Lockdown Tag 97: Die kulturelle Branche ruht seit November mittlerweile nun fast 100 Tagen und ein normales Konzertgeschehen ist nach wie vor in weite Ferne gerückt. Was macht man also, wenn Milliarden heißt und sein neues Album „Schuldig“ vorstellen und gebührend feiern möchte? Richtig, it’s time for a Record Release Concert Stream! Dafür hat sich das Berliner Duo mit dem Bremer Clubkombinat Club100 zusammengeschlossen, die am Freitagabend das Konzert live aus Bremen in digitaler Form in die Wohnzimmer der Republik übertrugen.
Milliarden haben sich als Liveband etabliert und sind von den Bühnen des Landes nicht mehr wegzudenken. Für uns war dementsprechend besonders spannend, wie sie dieser Rolle in einem digitalen Format gerecht werden. Dabei haben sie es anders umgesetzt als wir erwarteten. Wer mit einer einzigen Party rechnete, hat sich vertan. Milliarden haben etwas sehr viel Persönlicheres kreiert und ihren Fans damit eine sehr intime Perspektive auf die Rockband geschenkt. Dies schaffen sie vor allem durch Wechsel der Spielorte. So saßen sie nach den ersten drei Songs mit Akustikgitarre backstage am Piano und haben zusammen aus dem neuen Album „Himmelblick“ und das ältere „Oh Chérie“ performt, was einfach nur schön war. Später sahen wir die Beiden noch einmal in einer Art Abstellraum, in dem sie nur mit Gitarre und Mikrofon standen. Da war qualitativ sicher nicht alles perfekt, aber trotzdem fühlte man direkt etwas und das über die gesamte Showlänge von 90 Minuten, was immerhin der längste Livestream war, dem wir bisher beiwohnen durften. Wenn man am Anfang bei „Rosemarie“ noch so etwas wie Mitleid hatte, dass man diese grandiose Liveband nicht auf das Publikum loslassen durfte, ist es spätestens bei diesen noch privateren Settings verraucht. Denn Ben und Jojo füllten den ihnen zur Verfügung stehenden Raum einfach mit so viel Charisma, Energie und Liebe, dass es mehr wirklich nicht brauchte.
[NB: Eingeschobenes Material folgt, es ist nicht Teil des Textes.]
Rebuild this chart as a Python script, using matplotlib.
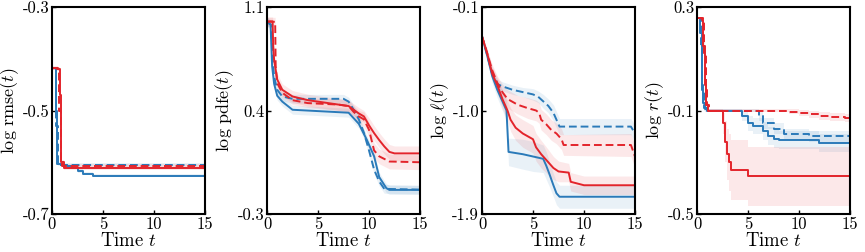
import numpy as np
import matplotlib
matplotlib.use("Agg")
import matplotlib.pyplot as plt

plt.rcParams["font.family"] = ["cmr10", "DejaVu Serif"]
plt.rcParams["mathtext.fontset"] = "cm"
plt.rcParams["axes.unicode_minus"] = False

BLUE = "#2a7ab9"
RED = "#e3242b"

# ── Panel 1: log rmse(t) ─────────────────────────────────────────────────────
rmse_bs_t = [0, 0.35, 0.5, 1.0, 1.5, 2.0, 2.5, 3.0, 4.0, 15]
rmse_bs_y = [-0.418, -0.50, -0.603, -0.606, -0.608, -0.611, -0.617, -0.622, -0.626, -0.626]
rmse_bs_w = [0.003] * 10
rmse_bd_t = [0, 0.4, 0.55, 15]
rmse_bd_y = [-0.418, -0.53, -0.605, -0.605]
rmse_bd_w = [0.003] * 4
rmse_rs_t = [0, 0.6, 0.75, 0.9, 1.2, 15]
rmse_rs_y = [-0.418, -0.42, -0.47, -0.60, -0.611, -0.611]
rmse_rs_w = [0.004] * 6
rmse_rd_t = [0, 0.5, 0.7, 0.85, 1.0, 15]
rmse_rd_y = [-0.418, -0.42, -0.50, -0.60, -0.607, -0.607]
rmse_rd_w = [0.003] * 6

# ── Panel 2: log pdfe(t) ─────────────────────────────────────────────────────
pdfe_bs_t = [0, 0.35, 0.5, 0.7, 1.0, 1.5, 2.5, 8.0, 9.0, 9.8, 10.5, 11.0, 11.7, 12.0, 15]
pdfe_bs_y = [1.0, 0.98, 0.70, 0.58, 0.50, 0.46, 0.405, 0.385, 0.31, 0.20, 0.09, -0.05, -0.125, -0.137, -0.137]
pdfe_bs_w = [0.03] * 15
pdfe_bd_t = [0, 0.4, 0.55, 0.7, 1.0, 1.5, 2.5, 7.5, 8.0, 8.5, 9.0, 9.5, 10.0, 10.5, 11.0, 11.5, 15]
pdfe_bd_y = [1.0, 0.98, 0.75, 0.63, 0.54, 0.495, 0.479, 0.479, 0.46, 0.405, 0.34, 0.25, 0.13, 0.0, -0.08, -0.13, -0.135]
pdfe_bd_w = [0.03] * 17
pdfe_rs_t = [0, 0.55, 0.6, 0.7, 1.0, 1.5, 2.5, 4.0, 6.0, 8.0, 8.5, 9.0, 9.5, 10.0, 10.5, 11.0, 11.5, 12.0, 12.5, 15]
pdfe_rs_y = [1.003, 1.003, 0.85, 0.74, 0.61, 0.54, 0.495, 0.47, 0.45, 0.43, 0.405, 0.38, 0.36, 0.30, 0.247, 0.20, 0.157, 0.12, 0.11, 0.11]
pdfe_rs_w = [0.03, 0.03, 0.04, 0.04, 0.04, 0.04, 0.04, 0.04, 0.04, 0.04, 0.04, 0.04, 0.04,
             0.05, 0.05, 0.05, 0.05, 0.05, 0.05, 0.05]
pdfe_rd_t = [0, 0.8, 0.85, 1.0, 1.5, 2.5, 4.0, 7.0, 8.0, 8.5, 9.0, 9.5, 10.0, 10.5, 11.0, 12.0, 15]
pdfe_rd_y = [1.0, 1.0, 0.70, 0.585, 0.52, 0.47, 0.45, 0.44, 0.43, 0.39, 0.36, 0.34, 0.27, 0.13, 0.09, 0.055, 0.05]
pdfe_rd_w = [0.03] * 7 + [0.04] * 4 + [0.05] * 6

# ── Panel 3: log ell(t) ──────────────────────────────────────────────────────
ell_bs_t = [0, 0.5, 1.0, 1.5, 2.0, 2.4, 2.6, 4.0, 5.0, 6.0, 6.3, 6.6, 7.0, 7.3, 7.6, 15]
ell_bs_y = [-0.355, -0.52, -0.70, -0.82, -0.92, -1.0, -1.36, -1.38, -1.40, -1.42, -1.48, -1.55,
            -1.65, -1.72, -1.75, -1.75]
ell_bs_w = [0.01, 0.04, 0.06, 0.07, 0.08, 0.09, 0.12, 0.13, 0.13, 0.12, 0.12, 0.11,
            0.10, 0.10, 0.10, 0.10]
ell_bd_t = [0, 0.3, 0.6, 1.0, 1.5, 2.0, 3.0, 4.0, 5.0, 5.5, 6.0, 6.5, 7.0, 7.3, 7.6, 14.6, 15]
ell_bd_y = [-0.355, -0.45, -0.55, -0.68, -0.77, -0.79, -0.82, -0.84, -0.86, -0.88, -0.92, -0.96,
            -1.02, -1.08, -1.14, -1.14, -1.20]
ell_bd_w = [0.01, 0.02, 0.03, 0.04, 0.04, 0.04, 0.04, 0.04, 0.05, 0.05, 0.06, 0.06,
            0.07, 0.07, 0.07, 0.07, 0.07]
ell_rs_t = [0, 0.5, 1.0, 1.5, 2.0, 2.5, 2.8, 3.3, 4.0, 5.0, 5.3, 5.8, 6.5, 7.0, 7.5, 8.5, 8.7, 10.0, 15]
ell_rs_y = [-0.355, -0.50, -0.68, -0.78, -0.90, -1.0, -1.08, -1.15, -1.20, -1.25, -1.32, -1.38,
            -1.45, -1.50, -1.53, -1.54, -1.62, -1.65, -1.65]
ell_rs_w = [0.01, 0.04, 0.06, 0.07, 0.08, 0.09, 0.10, 0.11, 0.12, 0.12, 0.12, 0.12,
            0.11, 0.10, 0.09, 0.08, 0.08, 0.08, 0.08]
ell_rd_t = [0, 0.5, 1.0, 1.5, 2.0, 2.5, 3.5, 4.5, 5.3, 5.6, 5.8, 6.3, 6.8, 7.3, 7.8, 8.0, 14.6, 15]
ell_rd_y = [-0.355, -0.50, -0.65, -0.76, -0.84, -0.90, -0.95, -0.98, -1.0, -1.02, -1.08, -1.12,
            -1.17, -1.20, -1.25, -1.30, -1.30, -1.40]
ell_rd_w = [0.01, 0.03, 0.05, 0.06, 0.07, 0.08, 0.08, 0.09, 0.09, 0.09, 0.09, 0.09,
            0.09, 0.09, 0.09, 0.09, 0.10, 0.10]

# ── Panel 4: log r(t) ────────────────────────────────────────────────────────
r_bs_t = [0, 0.3, 0.45, 0.6, 0.8, 1.0, 4.0, 4.4, 5.0, 5.5, 6.5, 7.0, 7.5, 8.0, 12.0, 15]
r_bs_y = [0.257, 0.20, 0.0, -0.07, -0.095, -0.10, -0.10, -0.12, -0.15, -0.16, -0.18, -0.20,
          -0.21, -0.215, -0.225, -0.229]
r_bs_w = [0.005, 0.005, 0.01, 0.01, 0.01, 0.005, 0.005, 0.02, 0.03, 0.03, 0.035, 0.035,
          0.035, 0.035, 0.035, 0.035]
r_bd_t = [0, 0.35, 0.5, 0.7, 1.0, 5.8, 6.1, 6.5, 7.5, 8.5, 11.0, 15]
r_bd_y = [0.257, 0.15, -0.02, -0.09, -0.10, -0.10, -0.12, -0.15, -0.17, -0.19, -0.20, -0.21]
r_bd_w = [0.005, 0.01, 0.01, 0.01, 0.005, 0.005, 0.02, 0.02, 0.02, 0.02, 0.02, 0.02]
r_rs_t = [0, 0.5, 0.6, 0.75, 0.9, 1.1, 2.2, 2.5, 2.7, 2.9, 3.1, 3.3, 5.0, 15]
r_rs_y = [0.257, 0.25, 0.15, 0.0, -0.08, -0.10, -0.10, -0.15, -0.22, -0.27, -0.30, -0.33,
          -0.355, -0.355]
r_rs_w = [0.005, 0.01, 0.02, 0.02, 0.01, 0.005, 0.005, 0.04, 0.08, 0.10, 0.11, 0.115,
          0.115, 0.115]
r_rd_t = [0, 0.55, 0.7, 0.85, 1.0, 1.2, 8.0, 9.0, 10.0, 11.0, 12.0, 13.0, 14.5, 15]
r_rd_y = [0.257, 0.25, 0.12, -0.02, -0.08, -0.10, -0.10, -0.105, -0.11, -0.115, -0.12, -0.125,
          -0.13, -0.145]
r_rd_w = [0.005, 0.01, 0.01, 0.01, 0.01, 0.005, 0.005, 0.01, 0.012, 0.015, 0.015, 0.015,
          0.015, 0.015]

# (label, ylim, yticks, yticklabels, stepped?, series)
panels = [
    (r"$\log\,\mathrm{rmse}(t)$", (-0.7, -0.3), [-0.7, -0.5, -0.3], ["-0.7", "-0.5", "-0.3"], True,
     [(rmse_bs_t, rmse_bs_y, rmse_bs_w, BLUE, "-"), (rmse_bd_t, rmse_bd_y, rmse_bd_w, BLUE, "--"),
      (rmse_rs_t, rmse_rs_y, rmse_rs_w, RED, "-"), (rmse_rd_t, rmse_rd_y, rmse_rd_w, RED, "--")]),
    (r"$\log\,\mathrm{pdfe}(t)$", (-0.3, 1.1), [-0.3, 0.4, 1.1], ["-0.3", "0.4", "1.1"], False,
     [(pdfe_bs_t, pdfe_bs_y, pdfe_bs_w, BLUE, "-"), (pdfe_bd_t, pdfe_bd_y, pdfe_bd_w, BLUE, "--"),
      (pdfe_rs_t, pdfe_rs_y, pdfe_rs_w, RED, "-"), (pdfe_rd_t, pdfe_rd_y, pdfe_rd_w, RED, "--")]),
    (r"$\log\,\ell(t)$", (-1.9, -0.1), [-1.9, -1.0, -0.1], ["-1.9", "-1.0", "-0.1"], False,
     [(ell_bs_t, ell_bs_y, ell_bs_w, BLUE, "-"), (ell_bd_t, ell_bd_y, ell_bd_w, BLUE, "--"),
      (ell_rs_t, ell_rs_y, ell_rs_w, RED, "-"), (ell_rd_t, ell_rd_y, ell_rd_w, RED, "--")]),
    (r"$\log\,r(t)$", (-0.5, 0.3), [-0.5, -0.1, 0.3], ["-0.5", "-0.1", "0.3"], True,
     [(r_bs_t, r_bs_y, r_bs_w, BLUE, "-"), (r_bd_t, r_bd_y, r_bd_w, BLUE, "--"),
      (r_rs_t, r_rs_y, r_rs_w, RED, "-"), (r_rd_t, r_rd_y, r_rd_w, RED, "--")]),
]

fig = plt.figure(figsize=(8.65, 2.52), dpi=100)
lefts = [52, 267, 482, 697]

for left, (ylab, ylim, yt, ytl, stepped, series) in zip(lefts, panels):
    ax = fig.add_axes([left / 865, 1 - 214 / 252, 153 / 865, 207 / 252])
    ds = "steps-post" if stepped else "default"
    for t, y, w, c, ls in series:
        t = np.asarray(t, float)
        y = np.asarray(y, float)
        w = np.asarray(w, float)
        ax.fill_between(t, y - w, y + w, step="post" if stepped else None,
                        color=c, alpha=0.1, linewidth=0)
    for t, y, w, c, ls in series:
        ax.plot(t, y, drawstyle=ds, color=c, linestyle=ls, linewidth=1.4,
                dashes=(4, 2) if ls == "--" else (None, None))
    ax.set_xlim(0, 15)
    ax.set_ylim(*ylim)
    ax.set_xticks([0, 5, 10, 15])
    ax.set_xticklabels(["0", "5", "10", "15"])
    ax.set_yticks(yt)
    ax.set_yticklabels(ytl)
    ax.tick_params(direction="in", length=3, width=1, labelsize=12, pad=2)
    for s in ax.spines.values():
        s.set_linewidth(1.5)
    ax.set_xlabel(r"Time $t$", fontsize=13.5, labelpad=0)
    ax.set_ylabel(ylab, fontsize=13, labelpad=1)

plt.savefig("out.png", dpi=100)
Wenn man die Jungs fleißig auf den sozialen Medien verfolgt, hat man in der letzten Zeit dort bereits eine Live-„Sendung“ aus ihrem Proberaum sehen können, wo sie eigentlich Fanboxen unterschreiben sollten, aber anstelle lieber mit Fans interagiert und gejammt haben. Genau diese Leichtigkeit des Jammens kam auch in dem Live-Stream zum Tragen. Es ist wundervoll zu sehen, wie partnerschaftlich die Zwei interagieren, aber wie auch das Publikum immer subtil mitgenommen wurde. Vor allem in Momenten, wenn Ben sagte: „Ich spür‘ die Leute schon“ ist die Welt einen Moment lang etwas besser. Wir haben dich auch gespürt, Ben, vor allem durch die 18 wundervollen Songs, die ihr gespielt habt. Dabei wurde das neue Album nahezu komplett vorgestellt, was sich nahtlos an Klassiker wie „Kokain und Himbeereis“ oder „Betrüger“ anfügen konnte und insgesamt ein tolles Set bildete, was, zumindest für uns, nur Lieblingslieder enthielt. Zwischendurch wurde es auch noch einmal rockiger und das Albumcover wird mit rotem Licht und einem davor singenden Ben schön in Szene gesetzt. Unmittelbar davor und danach lief er durch den leeren Bremer Club, was auch bezeichnend für die Band ist. Sie machen es, so wie sie wollen. Dazu zählt ebenso die Bewegung weg vom Major Label hin zum eigenen, wie uns auch Jojo vor Kurzem im Zoom-Interview erzählte.
Aber egal, was die beiden anfangen, man kann sich sicher sein, dass ihre Projekte mit unfassbar viel Gefühl, Sehnsucht und vor allem Herz angefasst werden. Damit bleiben Milliarden selbst, wie auch ihr Release-Konzert, unglaublich authentisch und echt, dass es einfach nur eine wahre Freude war, ihnen beim Musik machen zuschauen zu, und dabei merken durfte, wie viel Spaß die Band trotz schwieriger Zeiten hatte. Schön!